» DATA SHOWN:
★ ★ ★ ★

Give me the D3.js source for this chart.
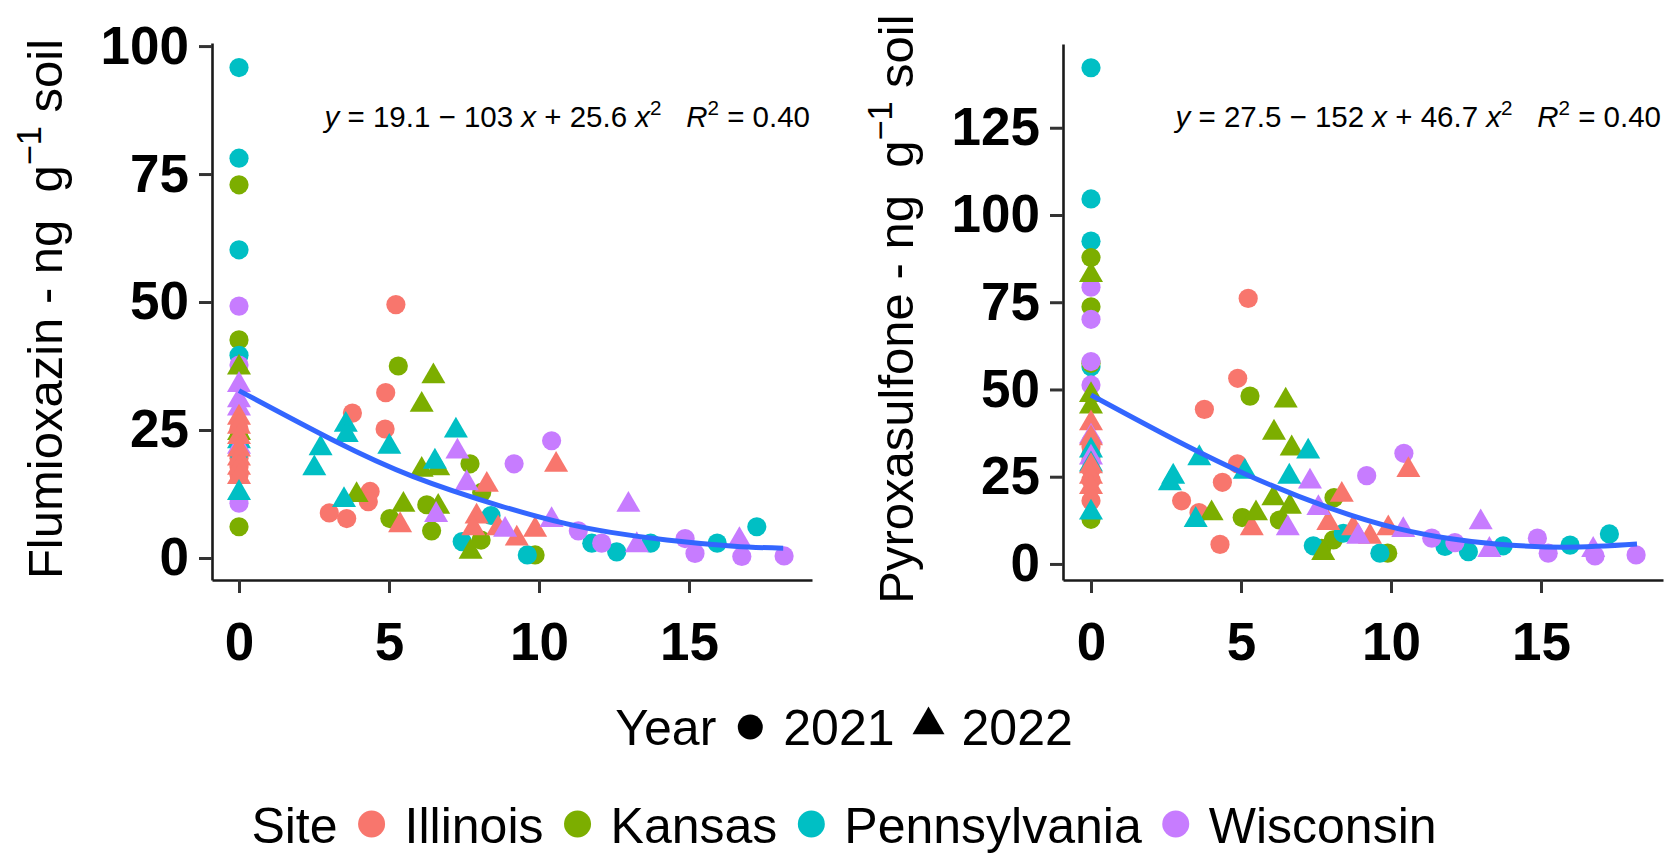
<!DOCTYPE html>
<html>
<head>
<meta charset="utf-8">
<script src="https://cdn.jsdelivr.net/npm/d3@7"></script>
<style>
  body { margin: 0; background: #fff; }
  text { font-family: "Liberation Sans", Arial, Helvetica, sans-serif; }
</style>
</head>
<body>
<svg id="chart" width="1669" height="855"></svg>
<script>
var sites = ["Illinois", "Kansas", "Pennsylvania", "Wisconsin"];
var siteColors = ["#F8766D", "#7CAE00", "#00BFC4", "#C77CFF"];
var years = ["2021", "2022"];
var xTicks = [0, 5, 10, 15];
var flumTicks = [0, 25, 50, 75, 100];
var pyroTicks = [0, 25, 50, 75, 100, 125];

// [site, year, years after application, ng/g]
var flumPoints = [
  ["Pennsylvania",2021,0,95.8],["Pennsylvania",2021,0,78.1],["Kansas",2021,0,72.9],["Pennsylvania",2021,0,60.2],
  ["Wisconsin",2021,0,49.2],["Kansas",2021,0,42.6],["Pennsylvania",2021,0,39.6],["Kansas",2021,0,23.5],
  ["Illinois",2021,0,25.2],["Illinois",2021,0,22.0],["Illinois",2021,0,19.5],["Illinois",2021,0,17.8],
  ["Illinois",2021,0,16.2],["Pennsylvania",2021,0,20.5],["Wisconsin",2021,0,10.7],["Kansas",2021,0,6.1],
  ["Kansas",2022,0,37.2],["Wisconsin",2022,0,33.8],["Wisconsin",2022,0,30.8],["Wisconsin",2022,0,29.2],
  ["Kansas",2022,0,24.4],["Pennsylvania",2022,0,22.8],["Wisconsin",2022,0,21.7],["Illinois",2022,0,27.4],
  ["Illinois",2022,0,25.6],["Illinois",2022,0,23.6],["Illinois",2022,0,21.2],["Illinois",2022,0,19.4],
  ["Illinois",2022,0,17.6],["Illinois",2022,0,15.8],["Pennsylvania",2022,0,12.7],["Wisconsin",2021,0,37.7],
  ["Illinois",2021,5.23,49.5],["Illinois",2021,4.89,32.3],["Illinois",2021,3.78,28.3],["Illinois",2021,4.87,25.2],
  ["Illinois",2021,4.37,13.0],["Illinois",2021,4.31,11.0],["Illinois",2021,3.01,8.8],["Illinois",2021,3.59,7.7],
  ["Illinois",2022,10.57,18.2],["Illinois",2022,8.26,14.3],["Illinois",2022,5.37,6.4],["Illinois",2022,7.92,8.1],
  ["Illinois",2022,7.81,5.8],["Illinois",2022,8.64,5.8],["Illinois",2022,9.26,3.8],["Illinois",2022,9.87,5.5],
  ["Kansas",2021,5.31,37.5],["Kansas",2021,7.7,18.4],["Kansas",2021,8.09,12.8],["Kansas",2021,5.03,7.7],
  ["Kansas",2021,6.26,10.4],["Kansas",2021,6.42,5.3],["Kansas",2021,8.07,3.5],["Kansas",2021,9.87,0.6],
  ["Kansas",2022,6.48,35.5],["Kansas",2022,6.09,29.9],["Kansas",2022,6.09,17.2],["Kansas",2022,6.64,17.5],
  ["Kansas",2022,3.92,12.3],["Kansas",2022,5.48,10.4],["Kansas",2022,6.64,10.0],["Kansas",2022,7.72,1.2],
  ["Pennsylvania",2021,8.4,8.3],["Pennsylvania",2021,7.44,3.2],["Pennsylvania",2021,9.61,0.6],["Pennsylvania",2021,11.76,2.9],
  ["Pennsylvania",2021,12.59,1.2],["Pennsylvania",2021,13.72,2.9],["Pennsylvania",2021,15.94,2.9],["Pennsylvania",2021,17.26,6.1],
  ["Pennsylvania",2022,7.23,24.9],["Pennsylvania",2022,3.56,26.0],["Pennsylvania",2022,3.59,24.0],["Pennsylvania",2022,5.01,21.7],
  ["Pennsylvania",2022,2.72,21.4],["Pennsylvania",2022,2.51,17.5],["Pennsylvania",2022,6.53,18.8],["Pennsylvania",2022,3.5,11.3],
  ["Wisconsin",2021,10.42,22.9],["Wisconsin",2021,9.17,18.4],["Wisconsin",2021,11.31,5.3],["Wisconsin",2021,12.09,2.9],
  ["Wisconsin",2021,14.87,3.8],["Wisconsin",2021,15.2,0.9],["Wisconsin",2021,16.76,0.3],["Wisconsin",2021,18.17,0.4],
  ["Wisconsin",2022,7.28,20.8],["Wisconsin",2022,7.59,14.6],["Wisconsin",2022,6.57,8.4],["Wisconsin",2022,8.87,5.5],
  ["Wisconsin",2022,10.42,7.4],["Wisconsin",2022,12.98,10.4],["Wisconsin",2022,13.26,2.5],["Wisconsin",2022,16.68,3.5]
];

var pyroPoints = [
  ["Pennsylvania",2021,0,142.2],["Pennsylvania",2021,0,104.6],["Pennsylvania",2021,0,92.5],["Kansas",2021,0,87.8],
  ["Kansas",2022,0,82.8],["Wisconsin",2021,0,79.3],["Kansas",2021,0,73.7],["Wisconsin",2021,0,70.1],
  ["Pennsylvania",2021,0,56.5],["Kansas",2021,0,57.5],["Wisconsin",2021,0,58.0],["Wisconsin",2021,0,51.3],
  ["Kansas",2022,0,48.4],["Kansas",2022,0,45.1],["Illinois",2022,0,40.3],["Wisconsin",2022,0,36.5],
  ["Illinois",2022,0,36.0],["Wisconsin",2021,0,35.0],["Illinois",2021,0,33.6],["Pennsylvania",2022,0,32.5],
  ["Illinois",2021,0,31.5],["Pennsylvania",2021,0,31.0],["Wisconsin",2022,0,30.5],["Illinois",2021,0,29.8],
  ["Pennsylvania",2022,0,28.5],["Illinois",2022,0,28.0],["Illinois",2021,0,27.0],["Illinois",2022,0,25.0],
  ["Illinois",2021,0,24.0],["Illinois",2022,0,22.0],["Illinois",2021,0,18.1],["Pennsylvania",2022,0,14.7],
  ["Kansas",2021,0,12.8],
  ["Illinois",2021,5.24,76.1],["Illinois",2021,4.89,53.2],["Illinois",2021,3.78,44.3],["Illinois",2021,4.88,28.7],
  ["Illinois",2021,4.38,23.4],["Illinois",2021,3.02,18.1],["Illinois",2021,3.6,14.7],["Illinois",2021,4.3,5.6],
  ["Illinois",2022,10.58,26.9],["Illinois",2022,8.36,19.8],["Illinois",2022,5.36,10.2],["Illinois",2022,7.91,11.7],
  ["Illinois",2022,8.74,10.2],["Illinois",2022,9.3,7.8],["Illinois",2022,9.91,10.2],
  ["Kansas",2021,5.3,48.1],["Kansas",2021,8.1,19.0],["Kansas",2021,5.04,13.3],["Kansas",2021,6.28,12.6],
  ["Kansas",2021,8.08,6.9],["Kansas",2021,7.69,4.5],["Kansas",2021,9.89,3.1],
  ["Kansas",2022,6.49,46.8],["Kansas",2022,6.1,37.6],["Kansas",2022,6.69,33.1],["Kansas",2022,6.08,18.8],
  ["Kansas",2022,6.63,16.4],["Kansas",2022,4.02,14.5],["Kansas",2022,5.5,14.5],["Kansas",2022,7.74,3.1],
  ["Pennsylvania",2021,8.41,8.8],["Pennsylvania",2021,7.41,5.2],["Pennsylvania",2021,9.63,3.1],["Pennsylvania",2021,11.8,5.0],
  ["Pennsylvania",2021,12.58,3.5],["Pennsylvania",2021,13.74,5.2],["Pennsylvania",2021,15.97,5.4],["Pennsylvania",2021,17.28,8.6],
  ["Pennsylvania",2022,7.24,32.2],["Pennsylvania",2022,3.61,30.3],["Pennsylvania",2022,5.13,26.4],["Pennsylvania",2022,2.74,25.0],
  ["Pennsylvania",2022,6.61,25.0],["Pennsylvania",2022,2.63,23.1],["Pennsylvania",2022,3.49,12.6],
  ["Wisconsin",2021,10.43,31.7],["Wisconsin",2021,9.19,25.3],["Wisconsin",2021,11.36,7.4],["Wisconsin",2021,12.13,6.1],
  ["Wisconsin",2021,14.88,7.4],["Wisconsin",2021,15.24,3.1],["Wisconsin",2021,16.8,2.3],["Wisconsin",2021,18.17,2.6],
  ["Wisconsin",2022,7.3,23.6],["Wisconsin",2022,7.58,16.0],["Wisconsin",2022,6.56,10.2],["Wisconsin",2022,8.91,7.8],
  ["Wisconsin",2022,10.41,9.7],["Wisconsin",2022,12.99,11.9],["Wisconsin",2022,13.28,4.0],["Wisconsin",2022,16.74,4.0]
];

// fitted curve
var flumFit = [[0,32.7],[3.14,23.0],[5.81,15.9],[8.7,10.2],[10.9,6.7],[12.4,5.0],[14.26,3.5],[16.5,2.3],[18.14,1.9]];
var pyroFit = [[0,48.4],[2.41,37.3],[5.08,26.0],[7.97,16.0],[10.2,10.2],[12.0,7.2],[13.5,5.7],[15.8,4.8],[18.2,5.7]];

var flumEq = [["y",1],[" = 19.1 \u2212 103 ",0],["x",1],[" + 25.6 ",0],["x",1],["2",2],["   ",0],["R",1],["2",2],[" = 0.40",0]];
var pyroEq = [["y",1],[" = 27.5 \u2212 152 ",0],["x",1],[" + 46.7 ",0],["x",1],["2",2],["   ",0],["R",1],["2",2],[" = 0.40",0]];

var svg = d3.select("#chart");
var color = d3.scaleOrdinal().domain(sites).range(siteColors);

// rich text with italics (1) and superscripts (2)
function richText(sel, parts, size) {
  var raised = false;
  parts.forEach(function(p) {
    var ts = sel.append("tspan").text(p[0]);
    if (p[1] === 1) ts.attr("font-style", "italic");
    if (p[1] === 2) {
      ts.attr("font-size", size * 0.7).attr("dy", -size * 0.42);
      raised = true;
    } else if (raised) {
      ts.attr("dy", size * 0.42);
      raised = false;
    }
  });
}

function drawPanel(opts) {
  var x = d3.scaleLinear().domain(opts.xDomain).range(opts.xRange);
  var y = d3.scaleLinear().domain(opts.yDomain).range([580, opts.top]);
  var g = svg.append("g");

  var xAxis = g.append("g").attr("transform", "translate(0,580)")
    .call(d3.axisBottom(x).tickValues(xTicks).tickSize(13).tickSizeOuter(0).tickPadding(29));
  var yAxis = g.append("g").attr("transform", "translate(" + opts.xRange[0] + ",0)")
    .call(d3.axisLeft(y).tickValues(opts.yTicks).tickSize(13).tickSizeOuter(0).tickPadding(10));

  [xAxis, yAxis].forEach(function(a) {
    a.select(".domain").attr("stroke", "#1a1a1a").attr("stroke-width", 2.6);
    a.selectAll(".tick line").attr("stroke", "#333").attr("stroke-width", 3);
    a.selectAll(".tick text").attr("fill", "#000").attr("font-size", 53).attr("font-weight", "bold")
      .attr("font-family", "'Liberation Sans', Arial, sans-serif");
  });

  var pts = g.append("g");
  pts.selectAll("circle").data(opts.points.filter(function(d) { return d[1] === 2021; }))
    .enter().append("circle")
    .attr("cx", function(d) { return x(d[2]); })
    .attr("cy", function(d) { return y(d[3]); })
    .attr("r", 9.6)
    .attr("fill", function(d) { return color(d[0]); });
  pts.selectAll("path").data(opts.points.filter(function(d) { return d[1] === 2022; }))
    .enter().append("path")
    .attr("d", d3.symbol(d3.symbolTriangle, 250))
    .attr("transform", function(d) { return "translate(" + x(d[2]) + "," + y(d[3]) + ")"; })
    .attr("fill", function(d) { return color(d[0]); });

  g.append("path").datum(opts.fit)
    .attr("fill", "none").attr("stroke", "#3366FF").attr("stroke-width", 5)
    .attr("d", d3.line().curve(d3.curveNatural)
      .x(function(d) { return x(d[0]); })
      .y(function(d) { return y(d[1]); }));

  var eq = g.append("text").attr("x", opts.xRange[1] - 2).attr("y", opts.eqY)
    .attr("text-anchor", "end").attr("font-size", 29.5).attr("fill", "#000")
    .attr("xml:space", "preserve").style("white-space", "pre");
  richText(eq, opts.eq, 29.5);

  var title = g.append("text")
    .attr("transform", "translate(" + opts.titleX + ",309) rotate(-90)")
    .attr("text-anchor", "middle").attr("font-size", 49).attr("fill", "#000")
    .attr("xml:space", "preserve").style("white-space", "pre");
  richText(title, [[opts.name + " - ng  g", 0], ["\u22121", 2], [" soil", 0]], 49);
}

drawPanel({
  name: "Flumioxazin", points: flumPoints, fit: flumFit, eq: flumEq, eqY: 127,
  xDomain: [-0.9, 19.1], xRange: [212, 812],
  yDomain: [-4.3, 100.6], yTicks: flumTicks, top: 43, titleX: 62
});
drawPanel({
  name: "Pyroxasulfone", points: pyroPoints, fit: pyroFit, eq: pyroEq, eqY: 127,
  xDomain: [-0.933, 19.067], xRange: [1063, 1663],
  yDomain: [-4.6, 149], yTicks: pyroTicks, top: 44, titleX: 913
});

// legends
function legendRow(title, entries, baseline, cx) {
  var row = svg.append("g");
  var cur = 0;
  var t = row.append("text").attr("x", cur).attr("y", baseline).attr("font-size", 50).text(title);
  cur += t.node().getComputedTextLength();
  entries.forEach(function(e) {
    cur += 34;
    e.key(row, cur);
    cur += 33;
    var lt = row.append("text").attr("x", cur).attr("y", baseline).attr("font-size", 50).text(e.label);
    cur += lt.node().getComputedTextLength();
  });
  row.attr("transform", "translate(" + (cx - cur / 2) + ",0)");
}

legendRow("Year", [
  { label: years[0], key: function(r, kx) { r.append("circle").attr("cx", kx).attr("cy", 727).attr("r", 12.5).attr("fill", "#000"); } },
  { label: years[1], key: function(r, kx) {
      r.append("path").attr("d", d3.symbol(d3.symbolTriangle, 443)).attr("transform", "translate(" + kx + ",725)").attr("fill", "#000"); } }
], 745, 844);

legendRow("Site", sites.map(function(s) {
  return { label: s, key: function(r, kx) { r.append("circle").attr("cx", kx).attr("cy", 824).attr("r", 13.5).attr("fill", color(s)); } };
}), 843, 844);
</script>
</body>
</html>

★ ★ ★ ★

Where does the word "chart" appear? Return each line that holds it.

Give me the D3.js source for this chart.
<svg id="chart" width="1669" height="855"></svg>
var svg = d3.select("#chart");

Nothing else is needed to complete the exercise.